━━ SUPPLIED MATERIAL

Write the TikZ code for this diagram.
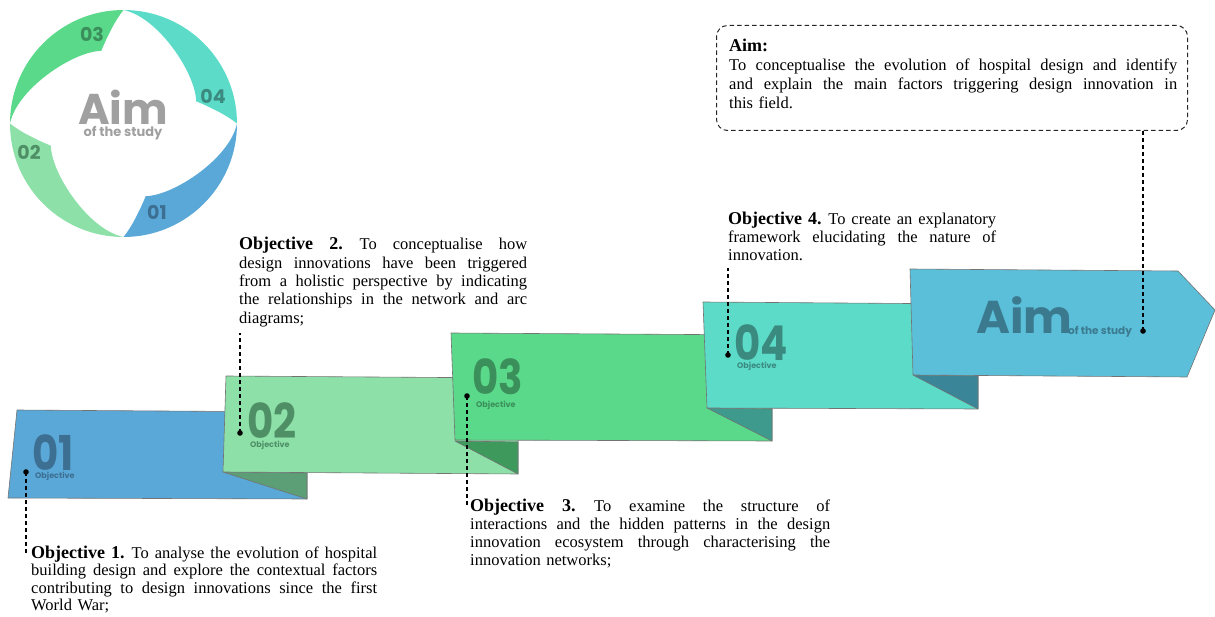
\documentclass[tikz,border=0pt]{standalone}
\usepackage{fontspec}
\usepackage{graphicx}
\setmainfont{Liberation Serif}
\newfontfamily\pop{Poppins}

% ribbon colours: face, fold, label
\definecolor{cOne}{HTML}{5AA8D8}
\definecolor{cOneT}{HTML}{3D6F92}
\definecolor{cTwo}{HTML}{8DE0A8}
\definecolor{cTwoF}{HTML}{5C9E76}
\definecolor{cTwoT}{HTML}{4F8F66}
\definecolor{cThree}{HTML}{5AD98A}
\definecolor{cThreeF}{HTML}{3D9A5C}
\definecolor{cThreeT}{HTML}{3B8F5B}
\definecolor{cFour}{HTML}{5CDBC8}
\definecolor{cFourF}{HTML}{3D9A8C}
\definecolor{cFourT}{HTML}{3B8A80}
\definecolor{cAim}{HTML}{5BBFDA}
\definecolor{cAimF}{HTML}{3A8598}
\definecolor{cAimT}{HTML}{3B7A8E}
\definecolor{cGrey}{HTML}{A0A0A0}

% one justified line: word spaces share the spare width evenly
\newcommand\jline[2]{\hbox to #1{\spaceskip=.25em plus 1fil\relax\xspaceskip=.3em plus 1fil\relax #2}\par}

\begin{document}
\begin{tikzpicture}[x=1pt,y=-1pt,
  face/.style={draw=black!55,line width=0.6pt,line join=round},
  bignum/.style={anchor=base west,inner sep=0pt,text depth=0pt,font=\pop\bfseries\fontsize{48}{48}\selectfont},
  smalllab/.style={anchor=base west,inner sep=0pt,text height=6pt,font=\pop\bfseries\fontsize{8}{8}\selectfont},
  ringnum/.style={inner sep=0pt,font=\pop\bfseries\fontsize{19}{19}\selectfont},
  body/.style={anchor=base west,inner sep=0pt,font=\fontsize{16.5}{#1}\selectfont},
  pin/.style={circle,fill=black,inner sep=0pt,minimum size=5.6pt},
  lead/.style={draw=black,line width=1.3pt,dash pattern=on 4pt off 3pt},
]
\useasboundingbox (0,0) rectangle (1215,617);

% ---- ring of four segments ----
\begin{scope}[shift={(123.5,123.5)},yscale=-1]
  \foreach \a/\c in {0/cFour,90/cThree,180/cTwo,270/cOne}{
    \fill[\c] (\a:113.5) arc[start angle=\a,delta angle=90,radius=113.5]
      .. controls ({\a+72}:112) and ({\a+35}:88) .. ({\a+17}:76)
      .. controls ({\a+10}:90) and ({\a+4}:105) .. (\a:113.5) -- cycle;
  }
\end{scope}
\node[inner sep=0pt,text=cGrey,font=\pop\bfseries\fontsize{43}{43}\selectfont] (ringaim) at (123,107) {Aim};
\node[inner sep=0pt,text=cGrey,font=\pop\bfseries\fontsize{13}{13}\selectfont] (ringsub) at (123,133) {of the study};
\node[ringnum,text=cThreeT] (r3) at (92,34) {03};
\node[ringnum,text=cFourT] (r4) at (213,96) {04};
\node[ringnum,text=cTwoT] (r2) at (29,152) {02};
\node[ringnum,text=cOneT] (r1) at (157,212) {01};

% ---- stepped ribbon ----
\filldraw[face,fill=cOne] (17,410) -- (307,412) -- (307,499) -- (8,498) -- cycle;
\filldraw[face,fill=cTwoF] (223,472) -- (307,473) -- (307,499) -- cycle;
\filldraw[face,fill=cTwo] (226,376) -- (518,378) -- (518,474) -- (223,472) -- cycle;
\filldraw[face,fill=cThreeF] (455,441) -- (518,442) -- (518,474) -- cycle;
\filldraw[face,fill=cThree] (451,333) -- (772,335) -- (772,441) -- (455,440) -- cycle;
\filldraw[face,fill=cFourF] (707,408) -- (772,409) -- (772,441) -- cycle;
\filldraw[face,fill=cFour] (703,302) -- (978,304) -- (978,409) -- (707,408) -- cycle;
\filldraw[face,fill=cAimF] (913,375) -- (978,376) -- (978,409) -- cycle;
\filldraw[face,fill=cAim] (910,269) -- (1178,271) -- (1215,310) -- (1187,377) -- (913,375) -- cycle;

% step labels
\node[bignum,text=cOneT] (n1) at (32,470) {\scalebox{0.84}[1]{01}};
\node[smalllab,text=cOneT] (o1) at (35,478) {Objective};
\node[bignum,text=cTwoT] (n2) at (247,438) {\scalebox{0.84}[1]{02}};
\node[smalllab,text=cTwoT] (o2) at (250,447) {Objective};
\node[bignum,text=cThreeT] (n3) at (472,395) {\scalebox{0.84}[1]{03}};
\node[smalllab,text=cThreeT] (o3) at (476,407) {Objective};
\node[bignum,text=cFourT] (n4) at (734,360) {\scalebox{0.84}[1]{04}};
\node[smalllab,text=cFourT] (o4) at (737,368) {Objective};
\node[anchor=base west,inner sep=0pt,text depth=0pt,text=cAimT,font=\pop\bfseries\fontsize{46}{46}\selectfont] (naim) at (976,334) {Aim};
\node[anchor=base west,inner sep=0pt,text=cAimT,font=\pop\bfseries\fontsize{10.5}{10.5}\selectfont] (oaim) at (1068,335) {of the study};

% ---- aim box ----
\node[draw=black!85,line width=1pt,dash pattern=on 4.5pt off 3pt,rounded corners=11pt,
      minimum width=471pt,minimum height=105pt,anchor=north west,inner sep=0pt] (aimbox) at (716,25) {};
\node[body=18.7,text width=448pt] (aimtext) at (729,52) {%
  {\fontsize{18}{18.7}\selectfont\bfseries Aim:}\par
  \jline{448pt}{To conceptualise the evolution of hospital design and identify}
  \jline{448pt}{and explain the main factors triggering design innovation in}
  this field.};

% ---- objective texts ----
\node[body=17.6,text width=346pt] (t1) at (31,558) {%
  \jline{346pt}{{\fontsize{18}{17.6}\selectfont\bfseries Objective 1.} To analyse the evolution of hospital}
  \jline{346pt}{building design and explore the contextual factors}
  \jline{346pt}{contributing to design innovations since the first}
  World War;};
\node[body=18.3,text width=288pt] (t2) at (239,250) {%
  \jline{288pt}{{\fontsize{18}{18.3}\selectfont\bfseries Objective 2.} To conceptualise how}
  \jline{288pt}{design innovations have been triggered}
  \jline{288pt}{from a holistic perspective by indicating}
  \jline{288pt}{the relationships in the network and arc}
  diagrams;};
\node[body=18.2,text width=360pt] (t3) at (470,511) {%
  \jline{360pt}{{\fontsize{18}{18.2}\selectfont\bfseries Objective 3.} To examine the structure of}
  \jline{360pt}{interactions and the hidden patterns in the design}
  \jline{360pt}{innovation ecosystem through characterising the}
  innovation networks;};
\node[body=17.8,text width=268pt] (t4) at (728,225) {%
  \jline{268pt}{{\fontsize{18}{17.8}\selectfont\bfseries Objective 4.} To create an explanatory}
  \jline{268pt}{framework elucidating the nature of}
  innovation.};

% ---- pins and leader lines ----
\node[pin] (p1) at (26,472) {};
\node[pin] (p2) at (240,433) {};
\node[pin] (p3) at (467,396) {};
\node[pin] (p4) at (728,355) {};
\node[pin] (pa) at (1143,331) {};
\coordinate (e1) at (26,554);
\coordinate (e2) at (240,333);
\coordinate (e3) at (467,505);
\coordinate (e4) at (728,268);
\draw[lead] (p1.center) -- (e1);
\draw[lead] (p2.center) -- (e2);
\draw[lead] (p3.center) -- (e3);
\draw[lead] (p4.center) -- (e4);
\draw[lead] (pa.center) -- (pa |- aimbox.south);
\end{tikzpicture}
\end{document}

━━━━

**OBJECTIVE**
Write out the listing above exactly as it stands, pictures excluded.

**RIGHT ANSWER**
Write the TikZ code for this diagram.
\documentclass[tikz,border=0pt]{standalone}
\usepackage{fontspec}
\usepackage{graphicx}
\setmainfont{Liberation Serif}
\newfontfamily\pop{Poppins}

% ribbon colours: face, fold, label
\definecolor{cOne}{HTML}{5AA8D8}
\definecolor{cOneT}{HTML}{3D6F92}
\definecolor{cTwo}{HTML}{8DE0A8}
\definecolor{cTwoF}{HTML}{5C9E76}
\definecolor{cTwoT}{HTML}{4F8F66}
\definecolor{cThree}{HTML}{5AD98A}
\definecolor{cThreeF}{HTML}{3D9A5C}
\definecolor{cThreeT}{HTML}{3B8F5B}
\definecolor{cFour}{HTML}{5CDBC8}
\definecolor{cFourF}{HTML}{3D9A8C}
\definecolor{cFourT}{HTML}{3B8A80}
\definecolor{cAim}{HTML}{5BBFDA}
\definecolor{cAimF}{HTML}{3A8598}
\definecolor{cAimT}{HTML}{3B7A8E}
\definecolor{cGrey}{HTML}{A0A0A0}

% one justified line: word spaces share the spare width evenly
\newcommand\jline[2]{\hbox to #1{\spaceskip=.25em plus 1fil\relax\xspaceskip=.3em plus 1fil\relax #2}\par}

\begin{document}
\begin{tikzpicture}[x=1pt,y=-1pt,
  face/.style={draw=black!55,line width=0.6pt,line join=round},
  bignum/.style={anchor=base west,inner sep=0pt,text depth=0pt,font=\pop\bfseries\fontsize{48}{48}\selectfont},
  smalllab/.style={anchor=base west,inner sep=0pt,text height=6pt,font=\pop\bfseries\fontsize{8}{8}\selectfont},
  ringnum/.style={inner sep=0pt,font=\pop\bfseries\fontsize{19}{19}\selectfont},
  body/.style={anchor=base west,inner sep=0pt,font=\fontsize{16.5}{#1}\selectfont},
  pin/.style={circle,fill=black,inner sep=0pt,minimum size=5.6pt},
  lead/.style={draw=black,line width=1.3pt,dash pattern=on 4pt off 3pt},
]
\useasboundingbox (0,0) rectangle (1215,617);

% ---- ring of four segments ----
\begin{scope}[shift={(123.5,123.5)},yscale=-1]
  \foreach \a/\c in {0/cFour,90/cThree,180/cTwo,270/cOne}{
    \fill[\c] (\a:113.5) arc[start angle=\a,delta angle=90,radius=113.5]
      .. controls ({\a+72}:112) and ({\a+35}:88) .. ({\a+17}:76)
      .. controls ({\a+10}:90) and ({\a+4}:105) .. (\a:113.5) -- cycle;
  }
\end{scope}
\node[inner sep=0pt,text=cGrey,font=\pop\bfseries\fontsize{43}{43}\selectfont] (ringaim) at (123,107) {Aim};
\node[inner sep=0pt,text=cGrey,font=\pop\bfseries\fontsize{13}{13}\selectfont] (ringsub) at (123,133) {of the study};
\node[ringnum,text=cThreeT] (r3) at (92,34) {03};
\node[ringnum,text=cFourT] (r4) at (213,96) {04};
\node[ringnum,text=cTwoT] (r2) at (29,152) {02};
\node[ringnum,text=cOneT] (r1) at (157,212) {01};

% ---- stepped ribbon ----
\filldraw[face,fill=cOne] (17,410) -- (307,412) -- (307,499) -- (8,498) -- cycle;
\filldraw[face,fill=cTwoF] (223,472) -- (307,473) -- (307,499) -- cycle;
\filldraw[face,fill=cTwo] (226,376) -- (518,378) -- (518,474) -- (223,472) -- cycle;
\filldraw[face,fill=cThreeF] (455,441) -- (518,442) -- (518,474) -- cycle;
\filldraw[face,fill=cThree] (451,333) -- (772,335) -- (772,441) -- (455,440) -- cycle;
\filldraw[face,fill=cFourF] (707,408) -- (772,409) -- (772,441) -- cycle;
\filldraw[face,fill=cFour] (703,302) -- (978,304) -- (978,409) -- (707,408) -- cycle;
\filldraw[face,fill=cAimF] (913,375) -- (978,376) -- (978,409) -- cycle;
\filldraw[face,fill=cAim] (910,269) -- (1178,271) -- (1215,310) -- (1187,377) -- (913,375) -- cycle;

% step labels
\node[bignum,text=cOneT] (n1) at (32,470) {\scalebox{0.84}[1]{01}};
\node[smalllab,text=cOneT] (o1) at (35,478) {Objective};
\node[bignum,text=cTwoT] (n2) at (247,438) {\scalebox{0.84}[1]{02}};
\node[smalllab,text=cTwoT] (o2) at (250,447) {Objective};
\node[bignum,text=cThreeT] (n3) at (472,395) {\scalebox{0.84}[1]{03}};
\node[smalllab,text=cThreeT] (o3) at (476,407) {Objective};
\node[bignum,text=cFourT] (n4) at (734,360) {\scalebox{0.84}[1]{04}};
\node[smalllab,text=cFourT] (o4) at (737,368) {Objective};
\node[anchor=base west,inner sep=0pt,text depth=0pt,text=cAimT,font=\pop\bfseries\fontsize{46}{46}\selectfont] (naim) at (976,334) {Aim};
\node[anchor=base west,inner sep=0pt,text=cAimT,font=\pop\bfseries\fontsize{10.5}{10.5}\selectfont] (oaim) at (1068,335) {of the study};

% ---- aim box ----
\node[draw=black!85,line width=1pt,dash pattern=on 4.5pt off 3pt,rounded corners=11pt,
      minimum width=471pt,minimum height=105pt,anchor=north west,inner sep=0pt] (aimbox) at (716,25) {};
\node[body=18.7,text width=448pt] (aimtext) at (729,52) {%
  {\fontsize{18}{18.7}\selectfont\bfseries Aim:}\par
  \jline{448pt}{To conceptualise the evolution of hospital design and identify}
  \jline{448pt}{and explain the main factors triggering design innovation in}
  this field.};

% ---- objective texts ----
\node[body=17.6,text width=346pt] (t1) at (31,558) {%
  \jline{346pt}{{\fontsize{18}{17.6}\selectfont\bfseries Objective 1.} To analyse the evolution of hospital}
  \jline{346pt}{building design and explore the contextual factors}
  \jline{346pt}{contributing to design innovations since the first}
  World War;};
\node[body=18.3,text width=288pt] (t2) at (239,250) {%
  \jline{288pt}{{\fontsize{18}{18.3}\selectfont\bfseries Objective 2.} To conceptualise how}
  \jline{288pt}{design innovations have been triggered}
  \jline{288pt}{from a holistic perspective by indicating}
  \jline{288pt}{the relationships in the network and arc}
  diagrams;};
\node[body=18.2,text width=360pt] (t3) at (470,511) {%
  \jline{360pt}{{\fontsize{18}{18.2}\selectfont\bfseries Objective 3.} To examine the structure of}
  \jline{360pt}{interactions and the hidden patterns in the design}
  \jline{360pt}{innovation ecosystem through characterising the}
  innovation networks;};
\node[body=17.8,text width=268pt] (t4) at (728,225) {%
  \jline{268pt}{{\fontsize{18}{17.8}\selectfont\bfseries Objective 4.} To create an explanatory}
  \jline{268pt}{framework elucidating the nature of}
  innovation.};

% ---- pins and leader lines ----
\node[pin] (p1) at (26,472) {};
\node[pin] (p2) at (240,433) {};
\node[pin] (p3) at (467,396) {};
\node[pin] (p4) at (728,355) {};
\node[pin] (pa) at (1143,331) {};
\coordinate (e1) at (26,554);
\coordinate (e2) at (240,333);
\coordinate (e3) at (467,505);
\coordinate (e4) at (728,268);
\draw[lead] (p1.center) -- (e1);
\draw[lead] (p2.center) -- (e2);
\draw[lead] (p3.center) -- (e3);
\draw[lead] (p4.center) -- (e4);
\draw[lead] (pa.center) -- (pa |- aimbox.south);
\end{tikzpicture}
\end{document}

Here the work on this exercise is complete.